How GST will reshape or affect Indian startup industry?

Goods and Services Tax

GST and its Impact on Small Businesses and Startups in India

GST, or Goods and Services Tax, is a huge opportunity for the Indian startup industry. GST is said to be the biggest economic reform in India after 1991. Its impact on the economy is comparable to that of Y2K or introduction of Euro or the demonetisation exercise in India last year. GST will be the catalyst for India Business 2.0 and the impact of GST on startups will be substantial in the days to come.

The overall role of GST, and its impact on small business owners in India is expected to bring in many challenges and remarkable oportunities. To begin with, life for Startups will get more complicated as with other companies too. This is especially true for Startups with more than Rs 20 Lakh annual turnover. They would have to submit details of their sales and purchases every month in prescribed formats to the GSTN, apart from filing specialised returns and annual returns, all electronically. Also, they would need to be at least registered even if they are small in size, else Buyers of their goods or services would no longer do business with them. This is because the Buyers will not be able to get Input Tax Credit (ITC) against GST paid unless supply is from a registered Supplier and their invoices match. . Also, like the UID number for an individual, GSTN registration number (GSTIN) may emerge as the representative number for not just compliance but routine business operations and decisions as well.

So what are the opportunities GST offers for innovative Startups?
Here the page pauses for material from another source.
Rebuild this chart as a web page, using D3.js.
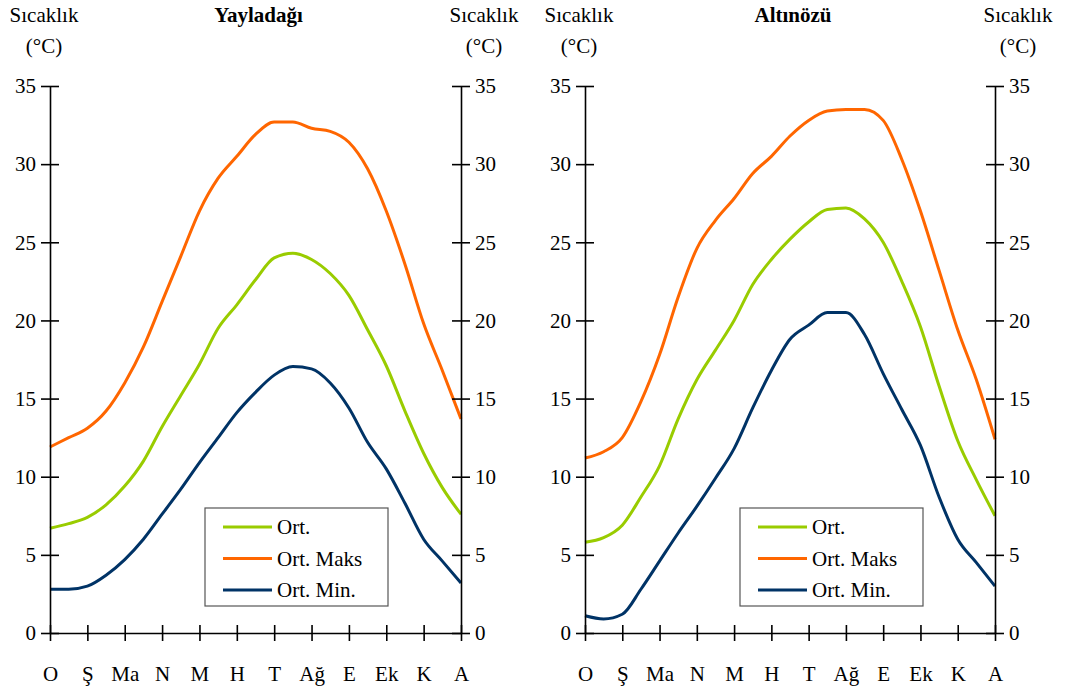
<!DOCTYPE html>
<html>
<head>
<meta charset="utf-8">
<script src="https://cdn.jsdelivr.net/npm/d3@7"></script>
<style>
  body { margin: 0; background: #fff; }
  svg text { font-family: "Liberation Serif", "DejaVu Serif", serif; fill: #000; }
</style>
</head>
<body>
<div id="chart"></div>
<script>
// month labels (x axis)
const months = ["O", "Ş", "Ma", "N", "M", "H", "T", "Ağ", "E", "Ek", "K", "A"];
const yTicks = [0, 5, 10, 15, 20, 25, 30, 35];

// half-month readings, from O to A
const yayOrt  = [6.7, 7.0, 7.4, 8.2, 9.4, 11.0, 13.2, 15.2, 17.2, 19.5, 21.0, 22.6, 24.0, 24.3, 23.9, 23.0, 21.6, 19.4, 17.1, 14.2, 11.5, 9.3, 7.6];
const yayMaks = [11.9, 12.5, 13.1, 14.2, 16.0, 18.3, 21.2, 24.1, 27.0, 29.1, 30.5, 31.9, 32.7, 32.7, 32.3, 32.1, 31.4, 29.7, 27.0, 23.6, 19.8, 16.8, 13.7];
const yayMin  = [2.8, 2.8, 3.0, 3.7, 4.7, 6.0, 7.6, 9.2, 10.9, 12.5, 14.1, 15.4, 16.5, 17.05, 16.9, 16.0, 14.4, 12.2, 10.5, 8.3, 6.0, 4.6, 3.2];

const altOrt  = [5.8, 6.1, 6.9, 8.7, 10.7, 13.7, 16.2, 18.1, 20.0, 22.3, 23.9, 25.2, 26.3, 27.1, 27.2, 26.5, 25.0, 22.5, 19.6, 15.8, 12.3, 9.8, 7.5];
const altMaks = [11.2, 11.6, 12.5, 14.8, 17.8, 21.5, 24.6, 26.4, 27.8, 29.4, 30.5, 31.8, 32.8, 33.4, 33.5, 33.5, 32.8, 30.3, 27.0, 23.2, 19.4, 16.2, 12.4];
const altMin  = [1.1, 0.9, 1.2, 2.8, 4.6, 6.4, 8.1, 9.9, 11.8, 14.4, 16.8, 18.8, 19.7, 20.5, 20.5, 19.1, 16.6, 14.3, 12.0, 8.7, 6.0, 4.5, 3.0];

const seriesNames = ["Ort.", "Ort. Maks", "Ort. Min."];
const colors = ["#99cc00", "#ff6600", "#003366"];

const width = 1066, height = 693;
const fontSize = "21px";
const svg = d3.select("#chart").append("svg")
  .attr("width", width)
  .attr("height", height);

const y = d3.scaleLinear().domain([0, 35]).range([633, 86]);

const drawPanel = (title, left, right, series) => {
  const x = d3.scaleLinear().domain([0, months.length - 1]).range([left, right]);
  const g = svg.append("g");

  // lines first, axes on top
  const line = d3.line()
    .x((d, i) => x(i / 2))
    .y(d => y(d))
    .curve(d3.curveMonotoneX);

  series.forEach((s, k) => {
    g.append("path")
      .datum(s)
      .attr("fill", "none")
      .attr("stroke", colors[k])
      .attr("stroke-width", 3)
      .attr("stroke-linejoin", "round")
      .attr("d", line);
  });

  // y axes on both sides, ticks cross the line
  const yLeft = g.append("g").attr("transform", `translate(${left},0)`)
    .call(d3.axisLeft(y).tickValues(yTicks).tickSizeInner(9).tickSizeOuter(0).tickPadding(5));
  yLeft.selectAll(".tick line").attr("x2", 9).attr("x1", -9);

  const yRight = g.append("g").attr("transform", `translate(${right},0)`)
    .call(d3.axisRight(y).tickValues(yTicks).tickSizeInner(9).tickSizeOuter(0).tickPadding(5));
  yRight.selectAll(".tick line").attr("x1", -9).attr("x2", 9);

  // x axis
  const xAxis = g.append("g").attr("transform", `translate(0,${y(0)})`)
    .call(d3.axisBottom(x).ticks(12).tickFormat(i => months[i]).tickSizeInner(8).tickSizeOuter(0).tickPadding(25));
  xAxis.selectAll(".tick line").attr("y1", -8).attr("y2", 8);

  g.selectAll(".domain").attr("stroke", "#000").attr("stroke-width", 1.6);
  g.selectAll(".tick line").attr("stroke", "#000").attr("stroke-width", 1.6);
  g.selectAll(".tick text").style("font-size", fontSize).attr("fill", "#000");
  [yLeft, yRight, xAxis].forEach(a => a.attr("font-family", null));
  yLeft.selectAll(".tick text").attr("dy", "0.32em");
  yRight.selectAll(".tick text").attr("dy", "0.32em");

  // axis titles
  [left - 6, right + 23].forEach(cx => {
    g.append("text").attr("x", cx).attr("y", 22).attr("text-anchor", "middle")
      .style("font-size", fontSize).text("Sıcaklık");
    g.append("text").attr("x", cx).attr("y", 53).attr("text-anchor", "middle")
      .style("font-size", fontSize).text("(°C)");
  });

  g.append("text").attr("x", (left + right) / 2 + 3).attr("y", 22)
    .attr("text-anchor", "middle")
    .style("font-size", fontSize).style("font-weight", "bold")
    .text(title);

  // legend
  const lg = g.append("g").attr("transform", `translate(${left + 155},508)`);
  lg.append("rect").attr("width", 183).attr("height", 98)
    .attr("fill", "#fff").attr("stroke", "#555").attr("stroke-width", 1.2);
  seriesNames.forEach((name, k) => {
    const ry = 19 + k * 31.5;
    lg.append("line").attr("x1", 18).attr("x2", 67).attr("y1", ry).attr("y2", ry)
      .attr("stroke", colors[k]).attr("stroke-width", 3);
    lg.append("text").attr("x", 72).attr("y", ry).attr("dy", "0.35em")
      .style("font-size", fontSize).text(name);
  });
};

drawPanel("Yayladağı", 50, 461, [yayOrt, yayMaks, yayMin]);
drawPanel("Altınözü", 585, 995, [altOrt, altMaks, altMin]);
</script>
</body>
</html>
GST has a lot in store for the startups of the country. The best way to scope these opportunities is to consider this to be the start of true digitisation in the country, not just in terms of taxes, but also for a digital enterprise. The registration and filing of all important financial transactions every month would make India a hugely data-rich environment, instead of poor availability of data as earlier.
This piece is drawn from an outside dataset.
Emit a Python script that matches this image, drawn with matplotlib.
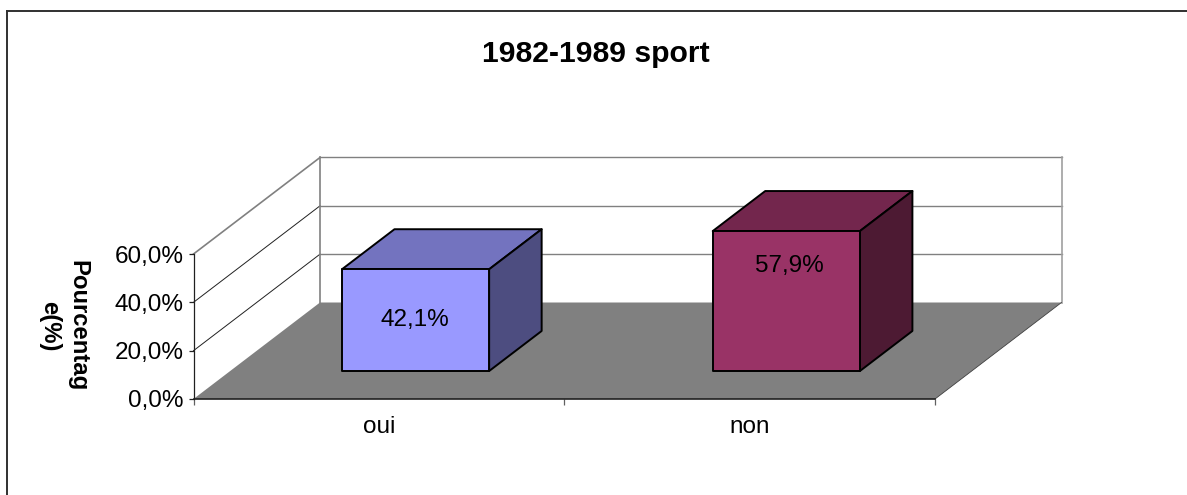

GST for startups: There are a few key areas likely to open up in various

The impact of GST on startups is manifold. To start with, the first set of opportunities would be to enhance ease of use for compliance. It would mean making an organisation digital if it’s not already, as well as make legacy IT systems ready for this new paradigm. Turning a paper-based organisation into a digital one is a huge opportunity for mobile-based billing system providers offering POS solutions. Reconfiguration of IT systems is a whole new business opportunity, though potentially for more established large system integrators.
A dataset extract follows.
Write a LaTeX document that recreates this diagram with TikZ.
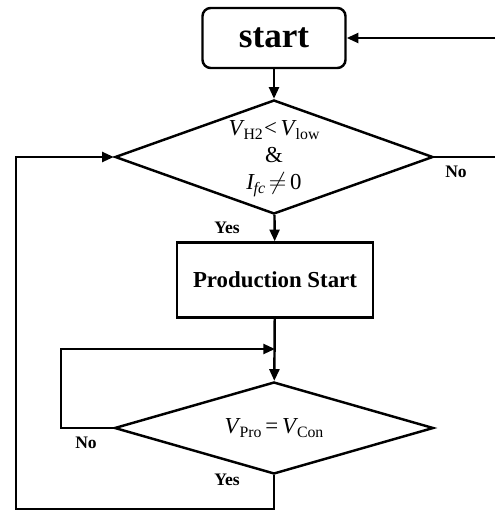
\documentclass[tikz,border=0pt]{standalone}
\usepackage{fontspec}
\setmainfont{Liberation Serif}
\usetikzlibrary{shapes,shapes.geometric,arrows.meta,calc}

% italic variable with upright subscript
\newcommand{\varsub}[2]{\textit{#1}\kern-1pt\raisebox{-0.4ex}{\fontsize{13.5}{13.5}\selectfont #2}}

\begin{document}
\begin{tikzpicture}
        [x=0.03cm,y=-0.03cm,line width=2.1pt,
        >={Triangle[length=10pt,width=8.5pt]},
        every node/.style={draw,line width=2.1pt,inner sep=0pt},
        startbox/.style={rectangle,rounded corners=7pt,minimum width=4.29cm,
          minimum height=1.8cm,font=\fontsize{30}{30}\selectfont\bfseries},
        procbox/.style={rectangle,minimum width=5.88cm,minimum height=2.25cm,
          font=\fontsize{19.5}{19.5}\selectfont\bfseries},
        decision/.style={diamond,aspect=2.8,minimum width=9.54cm,minimum height=3.42cm,
          font=\fontsize{19.5}{23}\selectfont,align=center},
        answer/.style={draw=none,font=\fontsize{15}{15}\selectfont\bfseries}]
        \useasboundingbox (0,0) rectangle (495,511);
        \node[startbox] (start) at (274,38) {start};
        %%
        \node[decision] (vcheck) at (274,157)
          {\raisebox{-5pt}{\begin{tabular}{@{}c@{}}
           \varsub{V}{H2}\kern1pt<\,\varsub{V}{low}\\ \&\\
           \textit{I}\kern-1pt\raisebox{-0.4ex}{\fontsize{13.5}{13.5}\selectfont\textit{fc}}\,\(\neq\)\,0
           \end{tabular}}};
        %%
        \node[procbox] (prod) at (275,280) {Production Start};
        %%
        \node[decision,minimum width=9.57cm,minimum height=2.76cm,aspect=3.47] (pcheck) at (274,428)
          {\varsub{V}{Pro}\,=\,\varsub{V}{Con}};
        %%
        \coordinate (join) at (275,349);
        \coordinate (noLeft) at (61,349);
        \coordinate (yesDown) at (274,509);
        \coordinate (yesLeft) at (16,157);
        \coordinate (noRight) at (495,157);
        \coordinate (backIn) at (495,38);
        %%
        \path
        \foreach \startNode/\endNode in {start/vcheck, vcheck/prod}
        {
          (\startNode) edge[->] (\endNode)
        };
        \draw[->] (prod) -- (pcheck);
        \draw[->] (pcheck.west) -| (noLeft) -- (join);
        \draw[->] (pcheck.south) -- (yesDown) -| (yesLeft) -- (vcheck.west);
        \draw (vcheck.east) -- (noRight);
        \draw[->] (backIn) -- (start.east);
        %%
        \node[answer] (no1) at (456,172) {No};
        \node[answer] (yes1) at (227,228) {Yes};
        \node[answer] (no2) at (86,443) {No};
        \node[answer] (yes2) at (227,480) {Yes};
        \end{tikzpicture}
\end{document}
The other big area of opportunity is the electronic way bill or eWay Bill. The E-way bill is opening ways for India to march into a digital future. While a lot of logistics companies have been preparing for changes in warehousing due to GST, the recent amendments in eWay Bill create a huge scope for new applications to be built from scratch for meeting the compliance needs. Compliance is clearly not just a hygiene factor anymore but a real differentiator, as businesses would get compliance scores, which over a period of time will start contributing to their overall credit scores. Currently, these ratings exist for approximately the top 5% of the 80 lakh taxpayers in India. Imagine the potential of making these ratings available for the rest 95%. Also, continuous tax regulations changes would be an opportunity for firms in the tax domain to try and digitise their knowledge into a product that can be used by millions instead of just the top 500 corporates.

The second set of opportunities for Startups in respect to GST would fall in the ambit of Input Tax Credit processes. This would require tools for matching of invoices between Buyers and Sellers on a continuous basis. Manual invoice reconciliation on a monthly basis will lead to increase in costs of operation as well as lead to a potential loss in the event of mismatch, or worse, to a drop in compliance scores if incorrectly assumed to be matched. Harmonisation of IT systems in different organisations, a plumbing activity to connect different sizes of pipes is another great opportunity.

The third set of opportunities for Startups would be in the area of analytics. As mentioned above, GST catapults Indian business into a data-rich world. Unlike Aadhar which only helps with identification, while financial information remains with banks/ utility companies and other service providers; GSTN can potentially become the one stop shop for all information, whether for historical performance, identity, the spread of business operations, credit/ compliance scores; and future revenue and profit projections. This is clearly an area of major opportunity which will open up once the initial hiccups on compliance and the subsequent teething troubles in getting tax credits are over. Analytics will be a sustainable long-term opportunity, as the underlying data will continue to get richer, broader and deeper, increasing the scope for new product features.

To summarise, while for a lot of small companies GST may sound like the death knell, for many Startups, especially with the technical prowess, processing capability, and the ingenuity of analytics, it could prove to be a goldmine. In a nutshell, GST for startups will bring in a plethora of opportunities.